…the head of every man is Christ, the head of a wife is her husband, and the head of Christ is God. (1 Cor 11:3)
So what’s all the ruckus about 1 Corinthians chapter 11:2-16?
Historically, it is a text that has been the source of much contention and sin among God’s people. Head coverings and attire in worship are matters that some Christians have used to sinfully separate from and judge other Christians over. It is a text that has been the source of much pride, concerning the external head attire of women in the church. Yet if one were to dedicate his whole life to preaching through the entire Bible, this will be the only time he will deal with head coverings. Compare this to the themes of love and unity, which permeate the Scriptures.

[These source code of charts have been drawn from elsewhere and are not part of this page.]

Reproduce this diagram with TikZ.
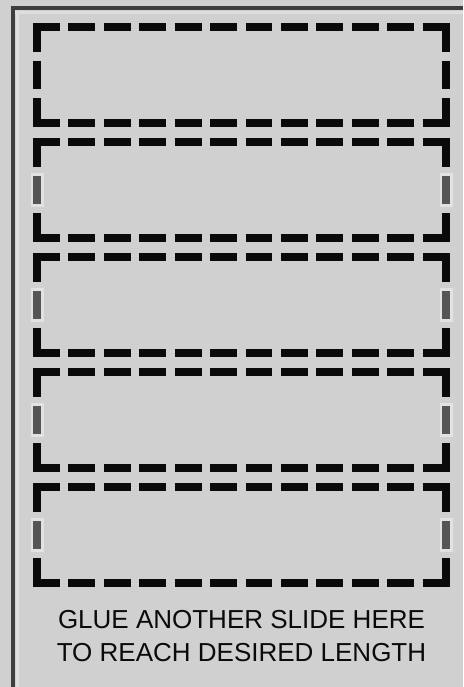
\documentclass[tikz,border=0pt]{standalone}
\usepackage{fontspec}
\setmainfont{Liberation Sans}
\usepackage{tikz}
\usetikzlibrary{positioning, calc}
\definecolor{slidebg}{HTML}{D0D0D0}
\definecolor{frameline}{HTML}{3E3E3E}
\definecolor{framelight}{HTML}{DEDEDE}
\definecolor{dashline}{HTML}{0A0A0A}
\definecolor{tabfill}{HTML}{555555}
\definecolor{tabhalo}{HTML}{E2E2E2}
\tikzset{
  slide/.style   = {rectangle, minimum width=409pt, minimum height=96pt,
                    inner sep=0pt, outer sep=0pt},
  hdash/.style   = {draw=dashline, line width=8.5pt, dash pattern=on 26.96pt off 8.5pt},
  vdash/.style   = {draw=dashline, line width=8.5pt, dash pattern=on 28.83pt off 9pt},
  tabmark/.style = {draw=tabfill, line width=8pt},
  tabglow/.style = {draw=tabhalo, line width=13pt},
  edge/.style    = {draw=frameline, line width=4pt},
  caption/.style = {font=\fontsize{26}{33}\selectfont, text=dashline, inner sep=0pt},
}
\begin{document}
\begin{tikzpicture}[x=1pt, y=-1pt]
  \useasboundingbox (0,0) rectangle (463,687);
  \fill[slidebg] (0,0) rectangle (463,687);
  % outer frame
  \draw[framelight, line width=3pt] (17,12) -- (17,687);
  \draw[framelight, line width=3pt] (15,12.5) -- (463,12.5);
  \draw[edge] (12.5,687) -- (12.5,8.5) -- (463,8.5);
  % the five slide frames
  \foreach \i in {0,...,4}{
    \node[slide] (s\i) at (241.5,{75+\i*115}) {};
    \draw[hdash] ([xshift=-4.25pt]s\i.north west) -- ([xshift=4.25pt]s\i.north east);
    \draw[hdash] ([xshift=-4.25pt]s\i.south west) -- ([xshift=4.25pt]s\i.south east);
    \draw[vdash] ([yshift=4.25pt]s\i.north west) -- ([yshift=-4.25pt]s\i.south west);
    \draw[vdash] ([yshift=4.25pt]s\i.north east) -- ([yshift=-4.25pt]s\i.south east);
    \ifnum\i>0
      \foreach \side in {west,east}{
        \draw[tabglow] ([yshift=17pt]s\i.\side) -- ([yshift=-17pt]s\i.\side);
        \draw[tabmark] ([yshift=14pt]s\i.\side) -- ([yshift=-14pt]s\i.\side);
      }
    \fi
  }
  \node[caption, anchor=base] (glue) at (241.5,628) {GLUE ANOTHER SLIDE HERE};
  \node[caption, anchor=base] (reach) at (241.5,661) {TO REACH DESIRED LENGTH};
\end{tikzpicture}
\end{document}
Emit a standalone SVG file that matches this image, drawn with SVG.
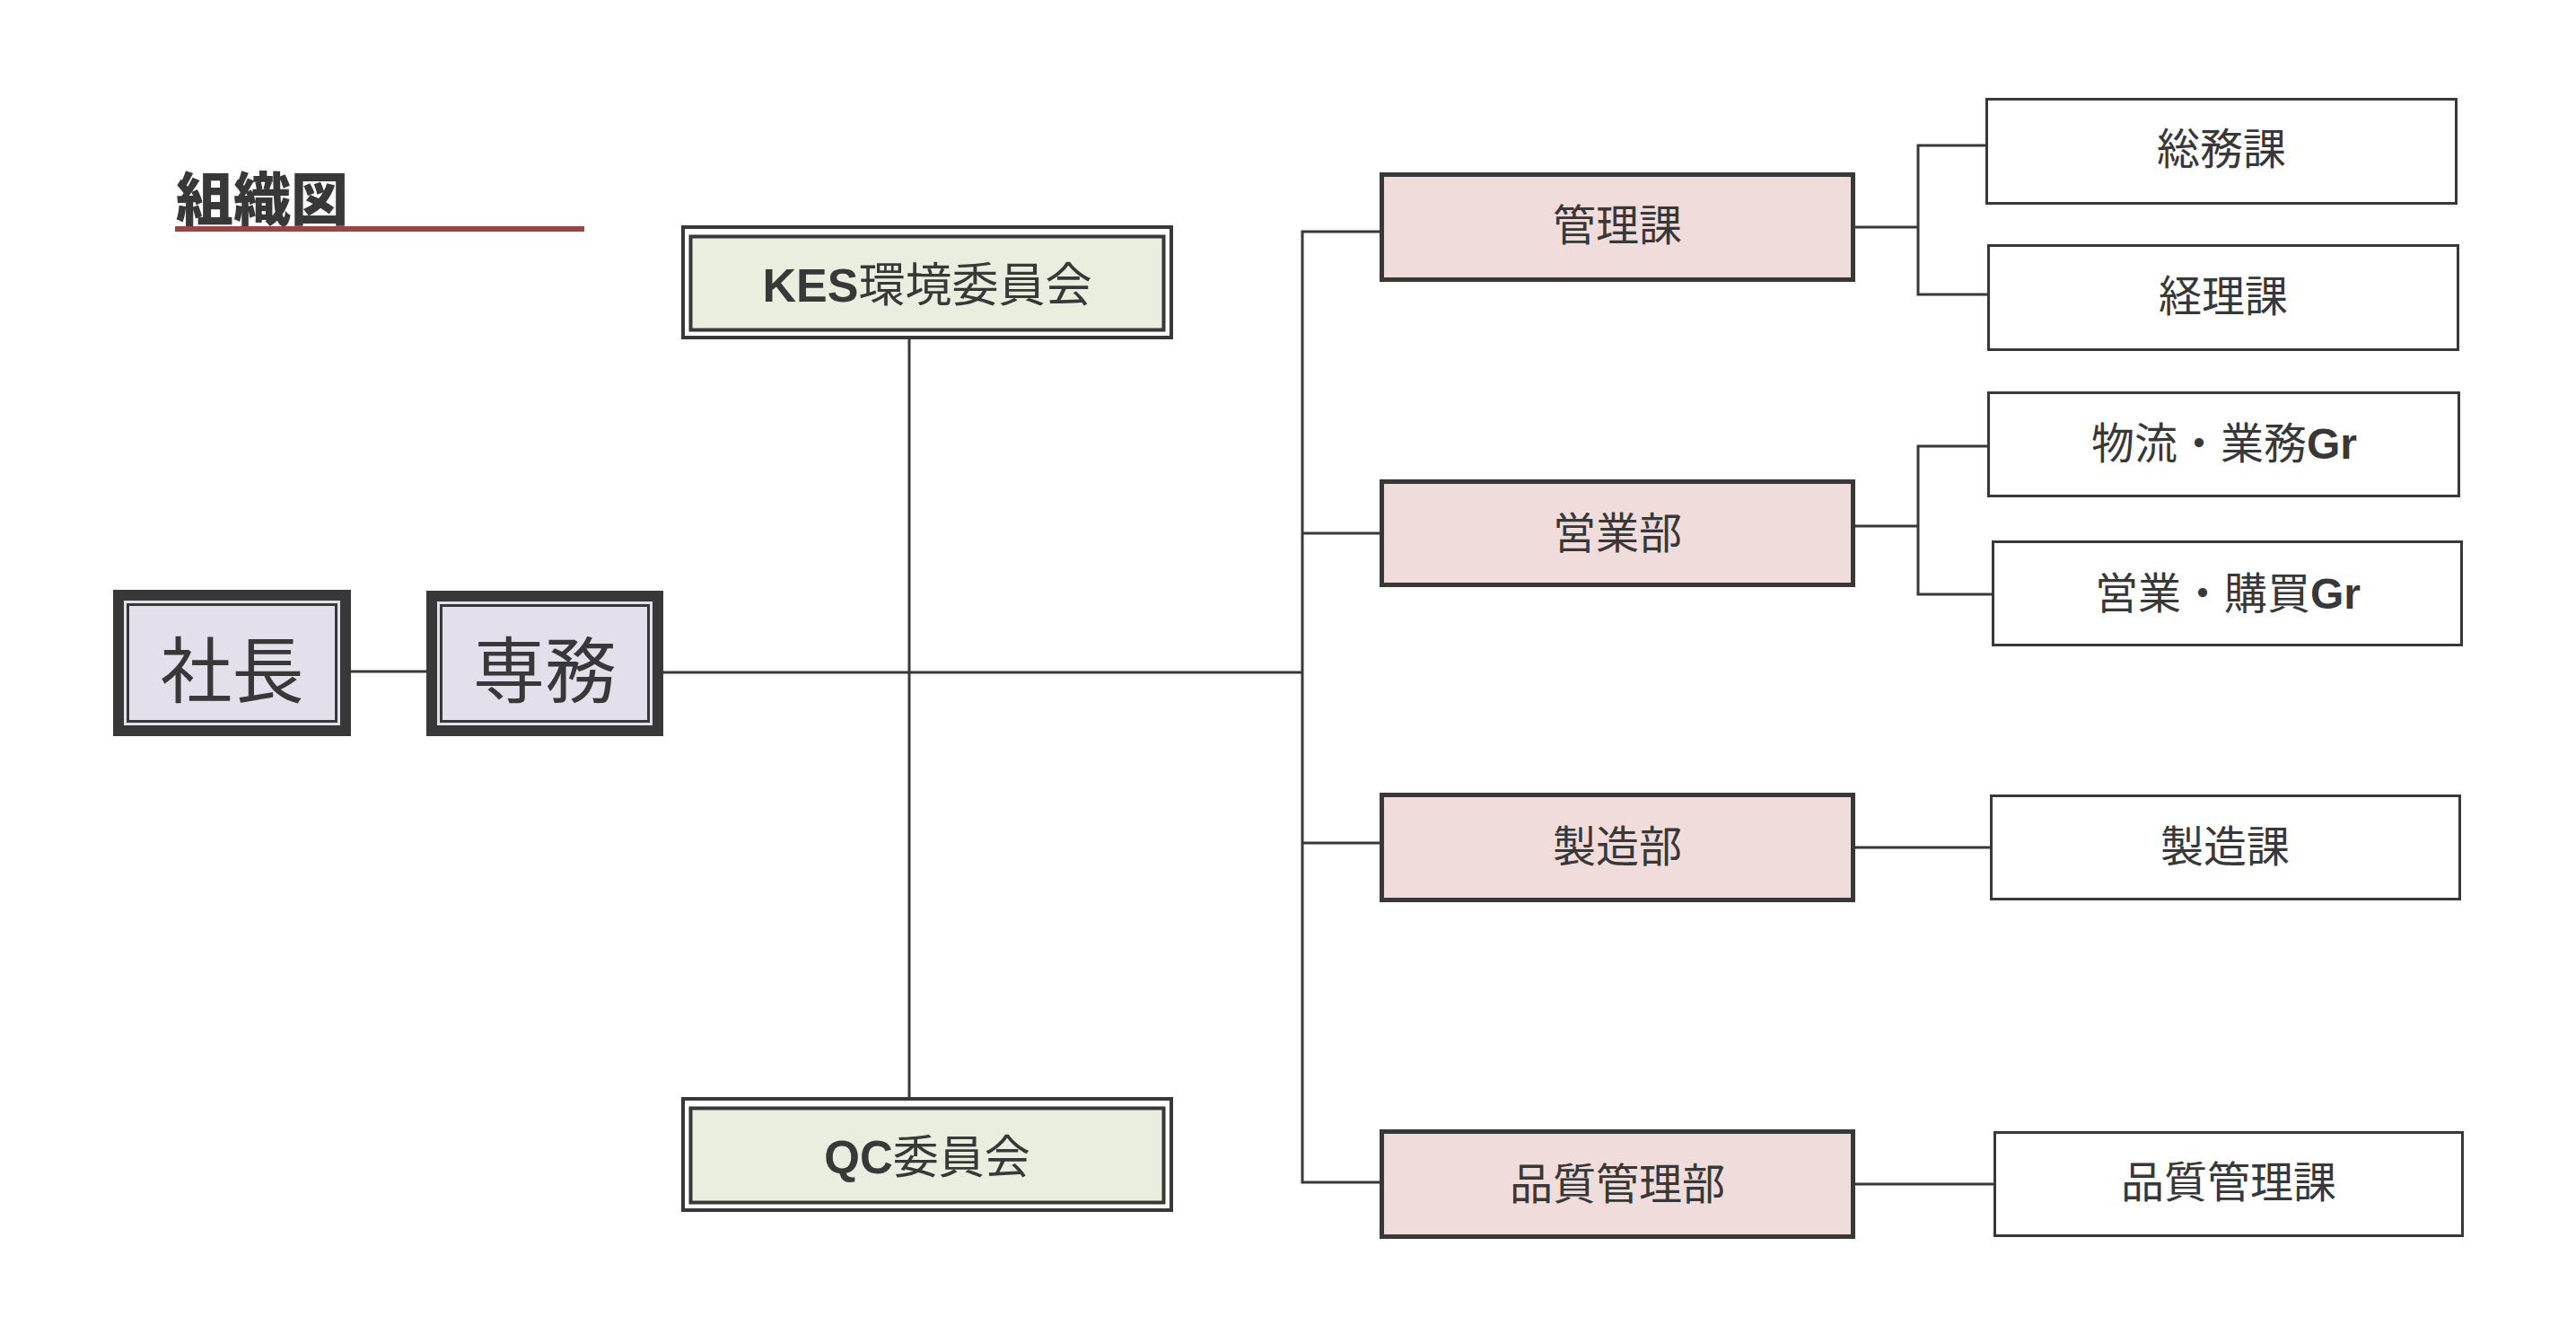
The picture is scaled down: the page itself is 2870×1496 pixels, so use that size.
<svg xmlns="http://www.w3.org/2000/svg" width="2870" height="1496" viewBox="0 0 2870 1496">
<style>
.t{font-family:"Noto Sans CJK JP","Liberation Sans",sans-serif;fill:#383838;text-anchor:middle}
.lat{font-family:"Liberation Sans","Noto Sans CJK JP",sans-serif;font-weight:bold}
.top{stroke:#383838;stroke-width:12;fill:#e3dfeb}
.topin{stroke:#383838;stroke-width:3;fill:none}
.comout{stroke:#383838;stroke-width:4;fill:#ffffff}
.comin{stroke:#383838;stroke-width:4;fill:#e9eedf}
.dept{stroke:#383838;stroke-width:5;fill:#f1dcdc}
.sec{stroke:#383838;stroke-width:3;fill:#ffffff}
.ln{stroke:#383838;stroke-width:3;fill:none}
</style>
<rect width="2870" height="1496" fill="#ffffff"/>
<g id="title">
<text class="t" x="292" y="245" font-size="64" font-weight="900">組織図</text>
<rect x="195" y="252" width="456" height="6" fill="#9c4343"/>
</g>
<g id="connectors">
<path class="ln" d="M391 748 H475"/>
<path class="ln" d="M739 749 H1451"/>
<path class="ln" d="M1013 378 V1222"/>
<path class="ln" d="M1537 258 H1451 V1317 H1537"/>
<path class="ln" d="M1451 594 H1537"/>
<path class="ln" d="M1451 939 H1537"/>
<path class="ln" d="M2067 253 H2137"/>
<path class="ln" d="M2212 162 H2137 V328 H2214"/>
<path class="ln" d="M2067 586 H2137"/>
<path class="ln" d="M2214 497 H2137 V662 H2219"/>
<path class="ln" d="M2067 944 H2217"/>
<path class="ln" d="M2067 1319 H2221"/>
</g>
<g id="shacho">
<rect class="top" x="132" y="663" width="253" height="151"/>
<rect class="topin" x="142.5" y="673.5" width="232" height="130"/>
<text class="t" x="258.5" y="776" font-size="80">社長</text>
</g>
<g id="senmu">
<rect class="top" x="481" y="664" width="252" height="150"/>
<rect class="topin" x="491.5" y="674.5" width="231" height="129"/>
<text class="t" x="607" y="776" font-size="80">専務</text>
</g>
<g id="kes">
<rect class="comout" x="761" y="253" width="544" height="123"/>
<rect class="comin" x="769.5" y="263.5" width="527" height="104"/>
<text class="t" x="1033" y="336" font-size="52"><tspan class="lat">KES</tspan>環境委員会</text>
</g>
<g id="qc">
<rect class="comout" x="761" y="1224" width="544" height="124"/>
<rect class="comin" x="769.5" y="1234.5" width="527" height="105"/>
<text class="t" x="1033" y="1307" font-size="51"><tspan class="lat">QC</tspan>委員会</text>
</g>
<g id="kanri">
<rect class="dept" x="1539.5" y="194.5" width="525" height="117"/>
<text class="t" x="1802" y="268" font-size="48">管理課</text>
</g>
<g id="eigyo">
<rect class="dept" x="1539.5" y="536.5" width="525" height="115"/>
<text class="t" x="1802" y="611" font-size="48">営業部</text>
</g>
<g id="seizo">
<rect class="dept" x="1539.5" y="885.5" width="525" height="117"/>
<text class="t" x="1802" y="960" font-size="48">製造部</text>
</g>
<g id="hinshitsu">
<rect class="dept" x="1539.5" y="1260.5" width="525" height="117"/>
<text class="t" x="1802" y="1336" font-size="48">品質管理部</text>
</g>
<g id="somu">
<rect class="sec" x="2213.5" y="110.5" width="523" height="116"/>
<text class="t" x="2475" y="183" font-size="48">総務課</text>
</g>
<g id="keiri">
<rect class="sec" x="2215.5" y="273.5" width="523" height="116"/>
<text class="t" x="2477" y="347" font-size="48">経理課</text>
</g>
<g id="butsuryu">
<rect class="sec" x="2215.5" y="437.5" width="524" height="115"/>
<text class="t" x="2478" y="511" font-size="48">物流・業務<tspan class="lat">Gr</tspan></text>
</g>
<g id="eigyokobai">
<rect class="sec" x="2220.5" y="603.5" width="522" height="115"/>
<text class="t" x="2482" y="678" font-size="48">営業・購買<tspan class="lat">Gr</tspan></text>
</g>
<g id="seizoka">
<rect class="sec" x="2218.5" y="886.5" width="522" height="115"/>
<text class="t" x="2479" y="960" font-size="48">製造課</text>
</g>
<g id="hinshitsuka">
<rect class="sec" x="2222.5" y="1261.5" width="521" height="115"/>
<text class="t" x="2483" y="1334" font-size="48">品質管理課</text>
</g>
</svg>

On the other hand, this is also a text that has vexed many modern readers and commentators. It is an all but beloved text for many, because it contains one of the lengthiest sections in the New Testament on the headship of men in the marriage relationship. Even some conservative scholars try to make the text say what it does not say. The best of interpreters cannot agree whether it has to do with some kind of head covering, hairstyle, or properly tended hair, and whether it involves both men and women or only women. Some see in this text a response to an attempt on the part of Corinthian feminists, to blur the distinction between the sexes in order to symbolize their new status in Christ, by throwing off their veils which they saw as symbols of inferiority. Others ignore and neglect this text as culturally irrelevant, as it deals with First Century head attire in worship, which is not applicable to modern culture. Some have gone so far as to say this text should not be in the Bible as it was not really written by the apostle Paul. But the fact that many find this text unappealing or difficult is no reason to assume it is not written by Paul through the inspiration of the Holy Spirit for a significant purpose in the life and worship of God’s people throughout the ages.
What seems clear from the text is that Paul is concerned with the women in the assembly who are praying or prophesying with their heads uncovered and the shame associated therein. That’s all, nothing more. How or why they chose to abandon the head coverings is difficult to discover from the information we have. So next week, Lord willing, we will tackle this text; we will not ignore it, or explain it away; and we will find that while many make ‘much ado’ about the head coverings themselves, that this is a text that will teach us so much more about life and godliness than merely what a women ought to wear on her head in church.